This study investigates the statistical mechanisms underlying cross-task generalization in meta-learning. We propose a latent subspace-based modeling framework that characterizes the distribution of task-specific predictors within a low-dimensional shared subspace and introduces a computable task diversity metric to quantify inter-task heterogeneity. Theoretically, we derive that prediction accuracy depends on both the alignment ratio of predictor variance onto the shared subspace and the estimation error of the subspace itself; extensive simulations confirm the robustness of this relationship. Our key contributions are threefold: (i) the first unified modeling of task diversity and subspace alignment within a single statistical framework; (ii) establishment of an interpretable theoretical link between predictive performance and subspace-level statistical properties; and (iii) provision of novel statistical foundations and diagnostic tools for analyzing meta-learning efficacy.

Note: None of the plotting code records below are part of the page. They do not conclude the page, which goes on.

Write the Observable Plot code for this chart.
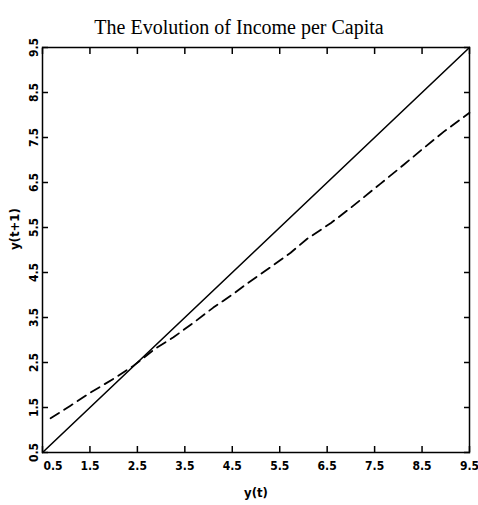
<!DOCTYPE html>
<html>
<head>
<meta charset="utf-8">
<script src="https://cdn.jsdelivr.net/npm/d3@7"></script>
<script src="https://cdn.jsdelivr.net/npm/@observablehq/plot@0.6"></script>
<style>
  html, body { margin: 0; padding: 0; background: #fff; }
  #chart svg { display: block; }
</style>
</head>
<body>
<div id="chart"></div>
<script>
const titleText = "The Evolution of Income per Capita";
const xTitle = "y(t)";
const yTitle = "y(t+1)";
const tickValues = [0.5, 1.5, 2.5, 3.5, 4.5, 5.5, 6.5, 7.5, 8.5, 9.5];
const tickLabels = ["0.5", "1.5", "2.5", "3.5", "4.5", "5.5", "6.5", "7.5", "8.5", "9.5"];

// 45-degree line
const diagX = [0.5, 9.5];
const diagY = [0.5, 9.5];

// dashed curve y(t+1) = f(y(t))
const curveX = [0.67, 1.09, 1.51, 2.0, 2.42, 2.88, 3.26, 3.69, 4.1, 4.53, 4.82, 5.31, 5.73, 6.08, 6.58, 7.0, 7.62, 8.12, 8.54, 8.96, 9.5];
const curveY = [1.26, 1.54, 1.83, 2.14, 2.43, 2.81, 3.06, 3.39, 3.72, 4.03, 4.26, 4.62, 4.94, 5.25, 5.6, 5.94, 6.47, 6.9, 7.27, 7.63, 8.05];

const diag = diagX.map((x, i) => ({x, y: diagY[i]}));
const curve = curveX.map((x, i) => ({x, y: curveY[i]}));
const ticks = tickValues.map((v, i) => ({v, label: tickLabels[i]}));

const labelFont = "'Liberation Sans Narrow', 'DejaVu Sans Condensed', 'Liberation Sans', sans-serif";

const chart = Plot.plot({
  width: 478,
  height: 505,
  marginLeft: 42,
  marginRight: 9,
  marginTop: 47,
  marginBottom: 53,
  x: {domain: [0.5, 9.5], axis: null},
  y: {domain: [0.5, 9.5], axis: null},
  style: {fontFamily: labelFont, color: "black", background: "white"},
  marks: [
    Plot.axisX(tickValues, {anchor: "bottom", tickSize: -6, text: null, strokeWidth: 1.5}),
    Plot.axisX(tickValues, {anchor: "top", tickSize: -6, text: null, strokeWidth: 1.5}),
    Plot.axisY(tickValues, {anchor: "left", tickSize: -6, text: null, strokeWidth: 1.5}),
    Plot.axisY(tickValues, {anchor: "right", tickSize: -6, text: null, strokeWidth: 1.5}),
    Plot.frame({stroke: "black", strokeWidth: 1.5}),
    Plot.line(diag, {x: "x", y: "y", stroke: "black", strokeWidth: 1.6}),
    Plot.line(curve, {x: "x", y: "y", stroke: "black", strokeWidth: 1.8, strokeDasharray: "10,6", curve: "linear"}),
    // x tick labels
    Plot.text(ticks.slice(1), {x: "v", text: "label", frameAnchor: "bottom", dy: 17, fontSize: 12, fontWeight: "bold", fill: "black"}),
    Plot.text(ticks.slice(0, 1), {x: "v", text: "label", frameAnchor: "bottom", dy: 17, dx: 1, textAnchor: "start", fontSize: 12, fontWeight: "bold", fill: "black"}),
    // y tick labels
    Plot.text(ticks, {y: "v", text: "label", frameAnchor: "left", dx: -8, rotate: -90, textAnchor: "middle", fontSize: 12, fontWeight: "bold", fill: "black"}),
    // axis titles
    Plot.text([xTitle], {text: d => d, frameAnchor: "bottom", dy: 44, fontSize: 13, fontWeight: "bold", fill: "black"}),
    Plot.text([yTitle], {text: d => d, frameAnchor: "left", dx: -28, rotate: -90, fontSize: 13, fontWeight: "bold", fill: "black"}),
    // chart title
    Plot.text([titleText], {text: d => d, frameAnchor: "top", dy: -28, dx: -17, fontSize: 20, fontFamily: "'Liberation Serif', 'Times New Roman', serif", fill: "black"})
  ]
});
document.getElementById("chart").appendChild(chart);
</script>
</body>
</html>
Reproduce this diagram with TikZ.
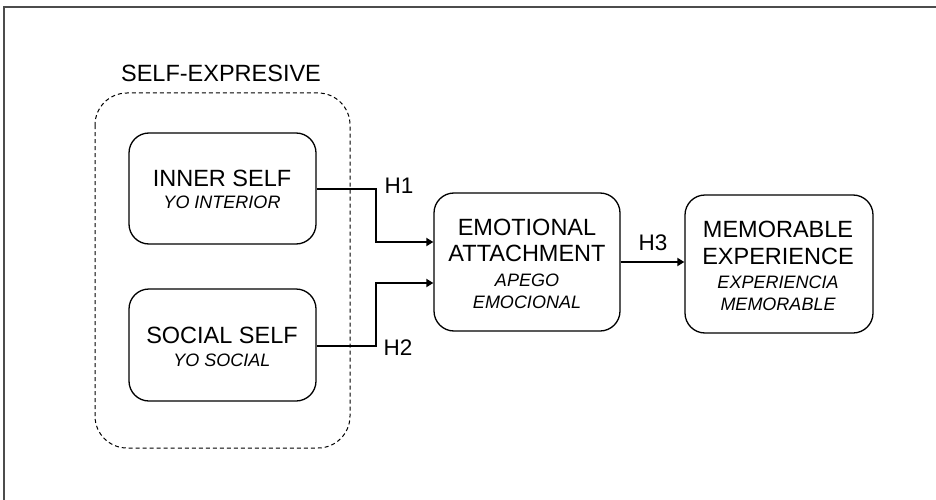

Meta-learning has emerged as a powerful paradigm for leveraging information across related tasks to improve predictive performance on new tasks. In this paper, we propose a statistical framework for analyzing meta-learning through the lens of predictor subspace characterization and quantification of task diversity. Specifically, we model the shared structure across tasks using a latent subspace and introduce a measure of diversity that captures heterogeneity across task-specific predictors. We provide both simulation-based and theoretical evidence indicating that achieving the desired prediction accuracy in meta-learning depends on the proportion of predictor variance aligned with the shared subspace, as well as on the accuracy of subspace estimation.